The following table lists the available stage types and gives a quick guide to their function:
Stage | Type | Function |
---|---|---|
Data Set | File | Allows you to read data from or write data to a persistent data set. |
Sequential File | File | Allows you to read data from or write data to one or more flat files. |
File Set | File | Allows you to read data from or write data to a file set. File sets enable you to spread data across a set of files referenced by a single control file. |
Lookup File Set | File | Allows you to create a lookup file set or reference one for a lookup. |
External Source | File | Allows you to read data that is output from one or more source programs. |
External Target | File | Allows you to write data to one or more source programs. |
Complex Flat File | File | Allows you to read or write complex flat files on a mainframe machine. |
SAS Data Set | File | Allows you to read data from or write data to a parallel SAS data set in conjunction with an SAS stage. |
DB2 Enterprise | Database | Allows you to read data from and write data to a DB2 database. |
Oracle Enterprise | Database | Allows you to read data from and write data to a Oracle database. |
Teradata Enterprise | Database | Allows you to read data from and write data to a Teradata database. |
Informix Enterprise | Database | Allows you to read data from and write data to an Informix database. |
Transformer | Processing | Handles extracted data, performs any conversions required, and passes data to another active stage or a stage that writes data to a target database or file. |
BASIC Transformer | Processing | Same as Transformer stage, but gives access to DataStage BASIC functions. |
Aggregator | Processing | Classifies incoming data into groups, computes totals and other summary functions for each group, and passes them to another stage in the job. |
Join | Processing | Performs join operations on two or more data sets input to the stage and then outputs the resulting data set. |
Merge | Processing | Combines a sorted master data set with one or more sorted update data sets. |
Lookup | Processing | Used to perform lookup operations on a data set read into memory from any other Parallel job stage that can output data or provided by one of the database stages that support reference output links. It can also perform a look up on a lookup table contained in a Lookup File Set stage. |
Sort | Processing | Sorts input columns. |
Funnel | Processing | Copies multiple input data sets to a single output data set. |
Remove Duplicates | Processing | Takes a single sorted data set as input, removes all duplicate records, and writes the results to an output data set. |
Compress | Processing | Uses the UNIX compress or GZIP utility to compress a data set.

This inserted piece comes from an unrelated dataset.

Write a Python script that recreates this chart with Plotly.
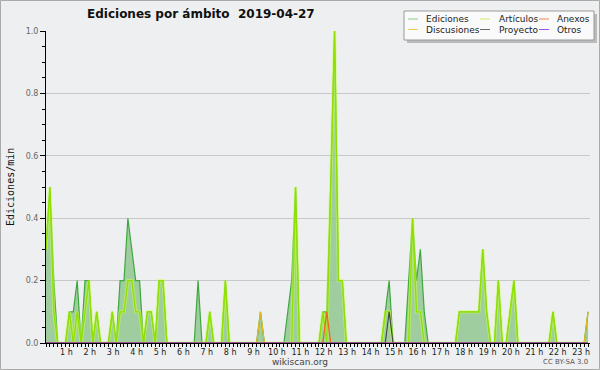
import plotly.graph_objects as go

# ---- data: 10-minute bins, edits per minute ----
bin_minutes = list(range(0, 1400, 10))  # 0:00 .. 23:10

ediciones = [
    0.3, 0.5, 0.2, 0, 0, 0, 0.1, 0.1, 0.2, 0,          # 0-9
    0.2, 0.2, 0, 0.1, 0, 0, 0, 0.1, 0, 0.2,            # 10-19
    0.2, 0.4, 0.3, 0.2, 0.2, 0, 0.1, 0.1, 0, 0.2,      # 20-29
    0.2, 0, 0, 0, 0, 0, 0, 0, 0, 0.2,                  # 30-39
    0, 0, 0.1, 0, 0, 0, 0.2, 0, 0, 0,                  # 40-49
    0, 0, 0, 0, 0, 0.1, 0, 0, 0, 0,                    # 50-59
    0, 0, 0.1, 0.2, 0.5, 0, 0, 0, 0, 0,                # 60-69
    0, 0.1, 0.1, 0.5, 1.0, 0.2, 0.2, 0, 0, 0,          # 70-79
    0, 0, 0, 0, 0, 0, 0, 0.1, 0.2, 0,                  # 80-89
    0, 0, 0, 0.2, 0.4, 0.2, 0.3, 0.1, 0, 0,            # 90-99
    0, 0, 0, 0, 0, 0, 0.1, 0.1, 0.1, 0.1,              # 100-109
    0.1, 0.1, 0.3, 0.1, 0, 0, 0.2, 0, 0, 0.1,          # 110-119
    0.2, 0, 0, 0, 0, 0, 0, 0, 0, 0,                    # 120-129
    0.1, 0, 0, 0, 0, 0, 0, 0, 0, 0.1,                  # 130-139
]

articulos = [
    0.3, 0.5, 0.1, 0, 0, 0, 0.1, 0, 0.1, 0,
    0.1, 0.2, 0, 0.1, 0, 0, 0, 0.1, 0, 0.1,
    0.1, 0.2, 0.2, 0.1, 0.1, 0, 0.1, 0.1, 0, 0.2,
    0.2, 0, 0, 0, 0, 0, 0, 0, 0, 0,
    0, 0, 0.1, 0, 0, 0, 0.2, 0, 0, 0,
    0, 0, 0, 0, 0, 0, 0, 0, 0, 0,
    0, 0, 0, 0, 0.5, 0, 0, 0, 0, 0,
    0, 0.1, 0, 0.5, 1.0, 0.2, 0.2, 0, 0, 0,
    0, 0, 0, 0, 0, 0, 0, 0.1, 0.1, 0,
    0, 0, 0, 0, 0.4, 0.1, 0.1, 0, 0, 0,
    0, 0, 0, 0, 0, 0, 0.1, 0.1, 0.1, 0.1,
    0.1, 0.1, 0.3, 0.1, 0, 0, 0.2, 0, 0, 0.1,
    0.2, 0, 0, 0, 0, 0, 0, 0, 0, 0,
    0.1, 0, 0, 0, 0, 0, 0, 0, 0, 0,
]

anexos = [0] * 140
anexos[72] = 0.1
discusiones = [0] * 140
discusiones[55] = 0.1
discusiones[139] = 0.1
proyecto = [0] * 140
proyecto[88] = 0.1
otros = [0] * 140

hour_ticks = list(range(1, 24))
hour_labels = [f"{h} h" for h in hour_ticks]
y_ticks = [0.0, 0.2, 0.4, 0.6, 0.8, 1.0]

legend_items = [
    ("Ediciones", "#88cc88"), ("Artículos", "#ccee66"), ("Anexos", "#ee8855"),
    ("Discusiones", "#eecc55"), ("Proyecto", "#666666"), ("Otros", "#9955ee"),
]

# ---- figure ----
x_hours = [m / 60 for m in bin_minutes]
BG = "#eeeff0"
L, R, T, B = 46, 10, 31, 27
W, H = 600, 370
PW, PH = W - L - R, H - T - B


def px(x):
    return (x - L) / PW


def py(y):
    return (H - B - y) / PH


fig = go.Figure()
fig.add_trace(go.Scatter(x=x_hours, y=ediciones, mode="lines", fill="tozeroy",
                         fillcolor="rgba(140,196,140,0.80)",
                         line=dict(color="#3fa83f", width=1.2), hoverinfo="skip"))
fig.add_trace(go.Scatter(x=x_hours, y=articulos, mode="lines",
                         line=dict(color="rgba(200,255,80,0.55)", width=3.2), hoverinfo="skip"))
fig.add_trace(go.Scatter(x=x_hours, y=articulos, mode="lines",
                         line=dict(color="#8fe000", width=1.3), hoverinfo="skip"))
fig.add_trace(go.Scatter(x=x_hours, y=discusiones, mode="lines",
                         line=dict(color="#e0b820", width=1.3), hoverinfo="skip"))
fig.add_trace(go.Scatter(x=x_hours, y=anexos, mode="lines",
                         line=dict(color="#ee6622", width=1.3), hoverinfo="skip"))
fig.add_trace(go.Scatter(x=x_hours, y=proyecto, mode="lines",
                         line=dict(color="#444444", width=1.1), hoverinfo="skip"))
fig.add_trace(go.Scatter(x=x_hours, y=otros, mode="lines",
                         line=dict(color="#9955ee", width=1.1), hoverinfo="skip"))

fig.update_layout(
    width=W, height=H, margin=dict(l=L, r=R, t=T, b=B, autoexpand=False),
    paper_bgcolor=BG, plot_bgcolor=BG, showlegend=False,
    font=dict(family="DejaVu Sans", size=8, color="#333"),
)
fig.update_xaxes(
    range=[0, 23.25], showline=True, linecolor="black", linewidth=1,
    showgrid=False, zeroline=False, automargin=False,
    tickmode="array", tickvals=hour_ticks, ticktext=hour_labels,
    ticks="outside", ticklen=3, tickcolor="black", tickwidth=1,
    tickfont=dict(family="DejaVu Sans", size=8, color="#222"),
    ticklabelshift=-3, ticklabelstandoff=-2,
    minor=dict(dtick=1 / 6, tick0=0, ticks="outside", ticklen=3, tickcolor="black", showgrid=False),
)
fig.update_yaxes(
    range=[0, 1.0], showline=True, linecolor="black", linewidth=1,
    showgrid=True, gridcolor="#c8c8c8", gridwidth=1, zeroline=False, automargin=False,
    tickmode="array", tickvals=y_ticks, tickformat=".1f",
    ticks="outside", ticklen=5, tickcolor="black",
    tickfont=dict(family="DejaVu Sans", size=8, color="#666"),
    minor=dict(dtick=0.05, tick0=0, ticks="outside", ticklen=3, tickcolor="black", showgrid=False),
)

ann = []
ann.append(dict(text="Ediciones/min", x=px(10), y=0.5, xref="paper", yref="paper", textangle=-90,
                xanchor="center", yanchor="middle", showarrow=False,
                font=dict(family="DejaVu Sans Mono", size=10, color="#111")))
ann.append(dict(text="Ediciones por ámbito\u00a0\u00a02019-04-27", x=px(85), y=py(14), xref="paper", yref="paper",
                xanchor="left", yanchor="middle", showarrow=False,
                font=dict(family="DejaVu Sans", size=12, color="#111", weight="bold")))
ann.append(dict(text="wikiscan.org", x=px(300), y=py(362), xref="paper", yref="paper",
                xanchor="center", yanchor="middle", showarrow=False,
                font=dict(family="DejaVu Sans", size=9, color="#444")))
ann.append(dict(text="CC BY-SA 3.0", x=px(590), y=py(362), xref="paper", yref="paper",
                xanchor="right", yanchor="middle", showarrow=False,
                font=dict(family="DejaVu Sans", size=7, color="#555")))

shapes = []
# outer border
shapes.append(dict(type="rect", xref="paper", yref="paper", x0=px(0.5), x1=px(599.5), y0=py(0.5), y1=py(369.5),
                   line=dict(color="#aaaaaa", width=1), layer="below"))
# legend box + shadow
shapes.append(dict(type="rect", xref="paper", yref="paper", x0=px(407), x1=px(597), y0=py(14), y1=py(43),
                   line=dict(width=0), fillcolor="#bbbbbb"))
shapes.append(dict(type="rect", xref="paper", yref="paper", x0=px(404), x1=px(594), y0=py(11), y1=py(40),
                   line=dict(color="#999999", width=1), fillcolor="#fafafa"))
col_line_x = [408, 480, 539]
col_text_x = [424, 497, 555]
row_y = [19, 29.5]
for k, (name, color) in enumerate(legend_items):
    r, c = divmod(k, 3)
    shapes.append(dict(type="line", xref="paper", yref="paper",
                       x0=px(col_line_x[c]), x1=px(col_line_x[c] + 10), y0=py(row_y[r]), y1=py(row_y[r]),
                       line=dict(color=color, width=1)))
    ann.append(dict(text=name, x=px(col_text_x[c]), y=py(row_y[r]), xref="paper", yref="paper",
                    xanchor="left", yanchor="middle", showarrow=False,
                    font=dict(family="DejaVu Sans", size=9, color="#222")))

fig.update_layout(annotations=ann, shapes=shapes)
fig.write_html("out.html", config={"displayModeBar": False},
               post_script="document.body.style.margin='0';document.body.style.background='" + BG + "';")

It converts a data set from a sequence of records into a stream of raw binary data. |
Expand | Processing | Uses the UNIX uncompress or GZIP utility to expand a data set. It converts a previously compressed data set back into a sequence of records from a stream of raw binary data. |
Copy | Processing | Copies a single input data set to a number of output data sets. |
Modify | Processing | Alters the record schema of its input data set. |
Filter | Processing | Transfers, unmodified, the records of the input data set which satisfy requirements that you specify and filters out all other records. |
External Filter | Processing | Allows you to specify a UNIX command that acts as a filter on the data you are processing. |
Change Capture | Processing | Takes two input data sets, denoted before and after, and outputs a single data set whose records represent the changes made to the before data set to obtain the after data set. |
Change Apply | Processing | Takes the change data set, that contains the changes in the before and after data sets, from the Change Capture stage and applies the encoded change operations to a before data set to compute an after data set. |
Difference | Processing | Performs a record-by-record comparison of two input data sets, which are different versions of the same data set. |
Compare | Processing | Performs a column-by-column comparison of records in two pre-sorted input data sets. |
Encode | Processing | Encodes a data set using a UNIX encoding command that you supply. |
Decode | Processing | Decodes a data set using a UNIX decoding command that you supply. |
Switch | Processing | Takes a single data set as input and assigns each input record to an output data set based on the value of a selector field. |
SAS | Processing | Allows you to execute part or all of an SAS application in parallel. |
Generic | Processing | Lets you incorporate an Orchestrate Operator in your job. |
Surrogate Key | Processing | Generates one or more surrogate key columns and adds them to an existing data set. |
Column Import | Restructure | Imports data from a single column and outputs it to one or more columns. |
Column Export | Restructure | Exports data from a number of columns of different data types into a single column of data type string or binary. |
Make Subrecord | Restructure | Combines specified vectors in an input data set into a vector of sub-records whose columns have the names and data types of the original vectors. |
Split Subrecord | Restructure | Creates one new vector column for each element of the original sub-record. |
Combine Records | Restructure | Combines records, in which particular key-column values are identical, into vectors of sub-records. |
Promote Subrecord | Restructure | Promotes the columns of an input sub-record to top-level columns. |
Make Vector | Restructure | Combines specified columns of an input data record into a vector of columns of the same type. |
Split Vector | Restructure | Promotes the elements of a fixed-length vector to a set of similarly named top-level columns. |
Head | Development/ Debug | Selects the first N records from each partition of an input data set and copies the selected records to an output data set. |
Tail | Development/ Debug | Selects the last N records from each partition of an input data set and copies the selected records to an output data set. |
Sample | Development/ Debug | Samples an input data set. |
Peek | Development/ Debug | Lets you print record column values either to the job log or to a separate output link as the stage copies records from its input data set to one or more output data sets. |
Row Generator | Development/ Debug | Produces a set of mock data fitting the specified metadata. |
Column Generator | Development/ Debug | Adds columns to incoming data and generates mock data for these columns for each data row processed. |
Write Range Map | Development/ Debug | Allows you to write data to a range map. The stage can have a single input link. |
All of the stage types use the same basic stage editor, but the pages that appear when you edit the stage depend on the exact type of stage you are editing. The following sections describe all the page types and subtypes that are available. The individual descriptions of stage editors in the following chapters tell you exactly which features of the generic editor each stage type uses.